▶ [Task requirements]: Return the entries below in their exact form, leaving the pictures out.

(Figure scripts)
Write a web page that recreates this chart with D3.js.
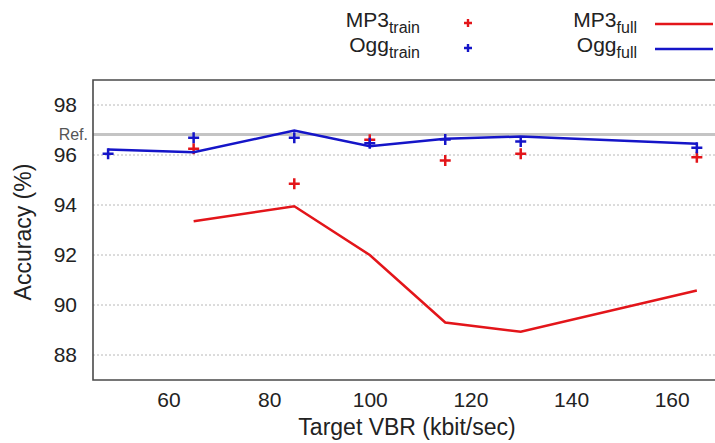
<!DOCTYPE html>
<html>
<head>
<meta charset="utf-8">
<script src="https://cdn.jsdelivr.net/npm/d3@7"></script>
<style>
  body { margin: 0; background: #fff; }
  svg { display: block; font-family: "Liberation Sans", Arial, sans-serif; }
  .tick text { fill: #222; }
</style>
</head>
<body>
<svg id="chart" width="715" height="443"></svg>
<script>
// target VBR settings (kbit/sec)
const bitrates = [48, 65, 85, 100, 115, 130, 165];
const mp3Full  = [null, 93.35, 93.95, 92.0, 89.3, 88.93, 90.58];
const oggFull  = [96.22, 96.11, 96.98, 96.35, 96.65, 96.74, 96.45];
const mp3Train = [null, 96.25, 94.85, 96.61, 95.78, 96.05, 95.91];
const oggTrain = [96.05, 96.69, 96.69, 96.47, 96.62, 96.54, 96.29];
const refValue = 96.82;
const xTicks = [60, 80, 100, 120, 140, 160];
const yTicks = [88, 90, 92, 94, 96, 98];

const red = "#e3151a";
const blue = "#1515c8";

function drawChart() {
    const margin = {top: 80, right: -7, bottom: 63, left: 93};
    const W = 715, H = 443;
    const width = W - margin.left - margin.right;
    const height = H - margin.top - margin.bottom;

    const svg = d3.select("#chart");
    const g = svg.append("g")
        .attr("transform", `translate(${margin.left},${margin.top})`);

    const x = d3.scaleLinear().domain([45, 170]).range([0, width]);
    const y = d3.scaleLinear().domain([87, 99]).range([height, 0]);

    // dotted grid
    g.selectAll(".grid")
        .data(yTicks)
        .join("line")
        .attr("class", "grid")
        .attr("x1", 0).attr("x2", width)
        .attr("y1", d => y(d)).attr("y2", d => y(d))
        .attr("stroke", "#b8b8b8")
        .attr("stroke-width", 1)
        .attr("stroke-dasharray", "2,2");

    // reference line
    g.append("line")
        .attr("x1", 0).attr("x2", width)
        .attr("y1", y(refValue)).attr("y2", y(refValue))
        .attr("stroke", "#c4c4c4")
        .attr("stroke-width", 3);

    g.append("text")
        .attr("x", -5)
        .attr("y", y(refValue) + 5)
        .attr("text-anchor", "end")
        .style("font-size", "16px")
        .attr("fill", "#555")
        .text("Ref.");

    // frame (left, bottom, top)
    g.append("path")
        .attr("d", `M${width},0H0V${height}H${width}`)
        .attr("fill", "none")
        .attr("stroke", "#4a4a4a")
        .attr("stroke-width", 1.6);

    // axes
    const xAxis = g.append("g")
        .attr("transform", `translate(0,${height})`)
        .call(d3.axisBottom(x).tickValues(xTicks).tickSize(0).tickPadding(12));
    xAxis.select(".domain").remove();
    xAxis.selectAll("text").style("font-size", "21px");

    const yAxis = g.append("g")
        .call(d3.axisLeft(y).tickValues(yTicks).tickSize(0).tickPadding(16));
    yAxis.select(".domain").remove();
    yAxis.selectAll("text").style("font-size", "21px");

    svg.append("text")
        .attr("x", 407)
        .attr("y", 435)
        .attr("text-anchor", "middle")
        .style("font-size", "23px")
        .attr("fill", "#222")
        .text("Target VBR (kbit/sec)");

    svg.append("text")
        .attr("transform", `translate(31,${margin.top + height / 2 + 2}) rotate(-90)`)
        .attr("text-anchor", "middle")
        .style("font-size", "23px")
        .attr("fill", "#222")
        .text("Accuracy (%)");

    // lines
    const line = d3.line()
        .defined(d => d[1] != null)
        .x(d => x(d[0]))
        .y(d => y(d[1]));

    g.append("path")
        .datum(bitrates.map((b, i) => [b, mp3Full[i]]))
        .attr("d", line)
        .attr("fill", "none")
        .attr("stroke", red)
        .attr("stroke-width", 2.5);

    // plus markers
    function crosses(vals, color) {
        g.append("g")
            .selectAll("path")
            .data(bitrates.map((b, i) => [b, vals[i]]).filter(d => d[1] != null))
            .join("path")
            .attr("transform", d => `translate(${x(d[0])},${y(d[1])})`)
            .attr("d", "M-5.5,0H5.5M0,-5.5V5.5")
            .attr("stroke", color)
            .attr("stroke-width", 2.5);
    }
    crosses(mp3Train, red);

    g.append("path")
        .datum(bitrates.map((b, i) => [b, oggFull[i]]))
        .attr("d", line)
        .attr("fill", "none")
        .attr("stroke", blue)
        .attr("stroke-width", 2.5);

    crosses(oggTrain, blue);

    // legend
    const legend = svg.append("g");
    const items = [
        {name: "MP3", sub: "train", color: red, kind: "plus", tx: 420, mx: 468, y: 27},
        {name: "Ogg", sub: "train", color: blue, kind: "plus", tx: 420, mx: 468, y: 52},
        {name: "MP3", sub: "full", color: red, kind: "line", tx: 637, mx: 655, y: 27},
        {name: "Ogg", sub: "full", color: blue, kind: "line", tx: 637, mx: 655, y: 52}
    ];
    items.forEach(it => {
        const t = legend.append("text")
            .attr("x", it.tx)
            .attr("y", it.y)
            .attr("text-anchor", "end")
            .attr("fill", "#222")
            .style("font-size", "21px");
        t.append("tspan").text(it.name);
        t.append("tspan")
            .attr("dy", 6)
            .style("font-size", "16px")
            .text(it.sub);
        if (it.kind === "plus") {
            legend.append("path")
                .attr("transform", `translate(${it.mx},${it.y - 4})`)
                .attr("d", "M-4,0H4M0,-4V4")
                .attr("stroke", it.color)
                .attr("stroke-width", 2.4);
        } else {
            legend.append("line")
                .attr("x1", it.mx).attr("x2", it.mx + 58)
                .attr("y1", it.y - 3).attr("y2", it.y - 3)
                .attr("stroke", it.color)
                .attr("stroke-width", 2.5);
        }
    });
}

document.addEventListener('DOMContentLoaded', drawChart);
</script>
</body>
</html>
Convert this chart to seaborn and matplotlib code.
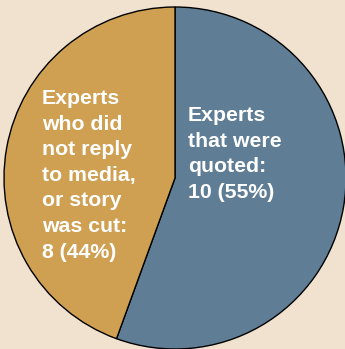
import matplotlib
matplotlib.use("Agg")
import matplotlib.pyplot as plt
import seaborn as sns

categories = ["Experts\nthat were\nquoted:", "Experts\nwho did\nnot reply\nto media,\nor story\nwas cut:"]
counts = [10, 8]
percents = [55, 44]
colors = ["#5F7E96", "#CFA052"]

sns.set_theme(style="white")
plt.rcParams['font.family'] = ['Liberation Sans', 'DejaVu Sans']

fig = plt.figure(figsize=(3.45, 3.49), dpi=100)
fig.patch.set_facecolor("#F1E2CF")
ax = fig.add_axes([0, 0, 1, 1])
ax.set_facecolor("#F1E2CF")

ax.pie(counts, colors=sns.color_palette(colors), startangle=90, counterclock=False,
       center=(175, 171), radius=171,
       wedgeprops=dict(edgecolor="black", linewidth=1.0))
ax.set_xlim(0, 345)
ax.set_ylim(0, 349)
ax.set_aspect("equal")
ax.axis("off")

labels = [f"{c}\n{n} ({p}%)" for c, n, p in zip(categories, counts, percents)]
positions = [(188, 349 - 106), (42, 349 - 89)]
for (x, y), lab in zip(positions, labels):
    ax.text(x, y, lab, ha="left", va="top", color="white", fontsize=15.3,
            fontweight="bold", linespacing=1.44)

fig.savefig("out.png", dpi=100, facecolor=fig.get_facecolor())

▶ [Task answer]:
Write a web page that recreates this chart with D3.js.
<!DOCTYPE html>
<html>
<head>
<meta charset="utf-8">
<script src="https://cdn.jsdelivr.net/npm/d3@7"></script>
<style>
  body { margin: 0; background: #fff; }
  svg { display: block; font-family: "Liberation Sans", Arial, sans-serif; }
  .tick text { fill: #222; }
</style>
</head>
<body>
<svg id="chart" width="715" height="443"></svg>
<script>
// target VBR settings (kbit/sec)
const bitrates = [48, 65, 85, 100, 115, 130, 165];
const mp3Full  = [null, 93.35, 93.95, 92.0, 89.3, 88.93, 90.58];
const oggFull  = [96.22, 96.11, 96.98, 96.35, 96.65, 96.74, 96.45];
const mp3Train = [null, 96.25, 94.85, 96.61, 95.78, 96.05, 95.91];
const oggTrain = [96.05, 96.69, 96.69, 96.47, 96.62, 96.54, 96.29];
const refValue = 96.82;
const xTicks = [60, 80, 100, 120, 140, 160];
const yTicks = [88, 90, 92, 94, 96, 98];

const red = "#e3151a";
const blue = "#1515c8";

function drawChart() {
    const margin = {top: 80, right: -7, bottom: 63, left: 93};
    const W = 715, H = 443;
    const width = W - margin.left - margin.right;
    const height = H - margin.top - margin.bottom;

    const svg = d3.select("#chart");
    const g = svg.append("g")
        .attr("transform", `translate(${margin.left},${margin.top})`);

    const x = d3.scaleLinear().domain([45, 170]).range([0, width]);
    const y = d3.scaleLinear().domain([87, 99]).range([height, 0]);

    // dotted grid
    g.selectAll(".grid")
        .data(yTicks)
        .join("line")
        .attr("class", "grid")
        .attr("x1", 0).attr("x2", width)
        .attr("y1", d => y(d)).attr("y2", d => y(d))
        .attr("stroke", "#b8b8b8")
        .attr("stroke-width", 1)
        .attr("stroke-dasharray", "2,2");

    // reference line
    g.append("line")
        .attr("x1", 0).attr("x2", width)
        .attr("y1", y(refValue)).attr("y2", y(refValue))
        .attr("stroke", "#c4c4c4")
        .attr("stroke-width", 3);

    g.append("text")
        .attr("x", -5)
        .attr("y", y(refValue) + 5)
        .attr("text-anchor", "end")
        .style("font-size", "16px")
        .attr("fill", "#555")
        .text("Ref.");

    // frame (left, bottom, top)
    g.append("path")
        .attr("d", `M${width},0H0V${height}H${width}`)
        .attr("fill", "none")
        .attr("stroke", "#4a4a4a")
        .attr("stroke-width", 1.6);

    // axes
    const xAxis = g.append("g")
        .attr("transform", `translate(0,${height})`)
        .call(d3.axisBottom(x).tickValues(xTicks).tickSize(0).tickPadding(12));
    xAxis.select(".domain").remove();
    xAxis.selectAll("text").style("font-size", "21px");

    const yAxis = g.append("g")
        .call(d3.axisLeft(y).tickValues(yTicks).tickSize(0).tickPadding(16));
    yAxis.select(".domain").remove();
    yAxis.selectAll("text").style("font-size", "21px");

    svg.append("text")
        .attr("x", 407)
        .attr("y", 435)
        .attr("text-anchor", "middle")
        .style("font-size", "23px")
        .attr("fill", "#222")
        .text("Target VBR (kbit/sec)");

    svg.append("text")
        .attr("transform", `translate(31,${margin.top + height / 2 + 2}) rotate(-90)`)
        .attr("text-anchor", "middle")
        .style("font-size", "23px")
        .attr("fill", "#222")
        .text("Accuracy (%)");

    // lines
    const line = d3.line()
        .defined(d => d[1] != null)
        .x(d => x(d[0]))
        .y(d => y(d[1]));

    g.append("path")
        .datum(bitrates.map((b, i) => [b, mp3Full[i]]))
        .attr("d", line)
        .attr("fill", "none")
        .attr("stroke", red)
        .attr("stroke-width", 2.5);

    // plus markers
    function crosses(vals, color) {
        g.append("g")
            .selectAll("path")
            .data(bitrates.map((b, i) => [b, vals[i]]).filter(d => d[1] != null))
            .join("path")
            .attr("transform", d => `translate(${x(d[0])},${y(d[1])})`)
            .attr("d", "M-5.5,0H5.5M0,-5.5V5.5")
            .attr("stroke", color)
            .attr("stroke-width", 2.5);
    }
    crosses(mp3Train, red);

    g.append("path")
        .datum(bitrates.map((b, i) => [b, oggFull[i]]))
        .attr("d", line)
        .attr("fill", "none")
        .attr("stroke", blue)
        .attr("stroke-width", 2.5);

    crosses(oggTrain, blue);

    // legend
    const legend = svg.append("g");
    const items = [
        {name: "MP3", sub: "train", color: red, kind: "plus", tx: 420, mx: 468, y: 27},
        {name: "Ogg", sub: "train", color: blue, kind: "plus", tx: 420, mx: 468, y: 52},
        {name: "MP3", sub: "full", color: red, kind: "line", tx: 637, mx: 655, y: 27},
        {name: "Ogg", sub: "full", color: blue, kind: "line", tx: 637, mx: 655, y: 52}
    ];
    items.forEach(it => {
        const t = legend.append("text")
            .attr("x", it.tx)
            .attr("y", it.y)
            .attr("text-anchor", "end")
            .attr("fill", "#222")
            .style("font-size", "21px");
        t.append("tspan").text(it.name);
        t.append("tspan")
            .attr("dy", 6)
            .style("font-size", "16px")
            .text(it.sub);
        if (it.kind === "plus") {
            legend.append("path")
                .attr("transform", `translate(${it.mx},${it.y - 4})`)
                .attr("d", "M-4,0H4M0,-4V4")
                .attr("stroke", it.color)
                .attr("stroke-width", 2.4);
        } else {
            legend.append("line")
                .attr("x1", it.mx).attr("x2", it.mx + 58)
                .attr("y1", it.y - 3).attr("y2", it.y - 3)
                .attr("stroke", it.color)
                .attr("stroke-width", 2.5);
        }
    });
}

document.addEventListener('DOMContentLoaded', drawChart);
</script>
</body>
</html>
Convert this chart to seaborn and matplotlib code.
import matplotlib
matplotlib.use("Agg")
import matplotlib.pyplot as plt
import seaborn as sns

categories = ["Experts\nthat were\nquoted:", "Experts\nwho did\nnot reply\nto media,\nor story\nwas cut:"]
counts = [10, 8]
percents = [55, 44]
colors = ["#5F7E96", "#CFA052"]

sns.set_theme(style="white")
plt.rcParams['font.family'] = ['Liberation Sans', 'DejaVu Sans']

fig = plt.figure(figsize=(3.45, 3.49), dpi=100)
fig.patch.set_facecolor("#F1E2CF")
ax = fig.add_axes([0, 0, 1, 1])
ax.set_facecolor("#F1E2CF")

ax.pie(counts, colors=sns.color_palette(colors), startangle=90, counterclock=False,
       center=(175, 171), radius=171,
       wedgeprops=dict(edgecolor="black", linewidth=1.0))
ax.set_xlim(0, 345)
ax.set_ylim(0, 349)
ax.set_aspect("equal")
ax.axis("off")

labels = [f"{c}\n{n} ({p}%)" for c, n, p in zip(categories, counts, percents)]
positions = [(188, 349 - 106), (42, 349 - 89)]
for (x, y), lab in zip(positions, labels):
    ax.text(x, y, lab, ha="left", va="top", color="white", fontsize=15.3,
            fontweight="bold", linespacing=1.44)

fig.savefig("out.png", dpi=100, facecolor=fig.get_facecolor())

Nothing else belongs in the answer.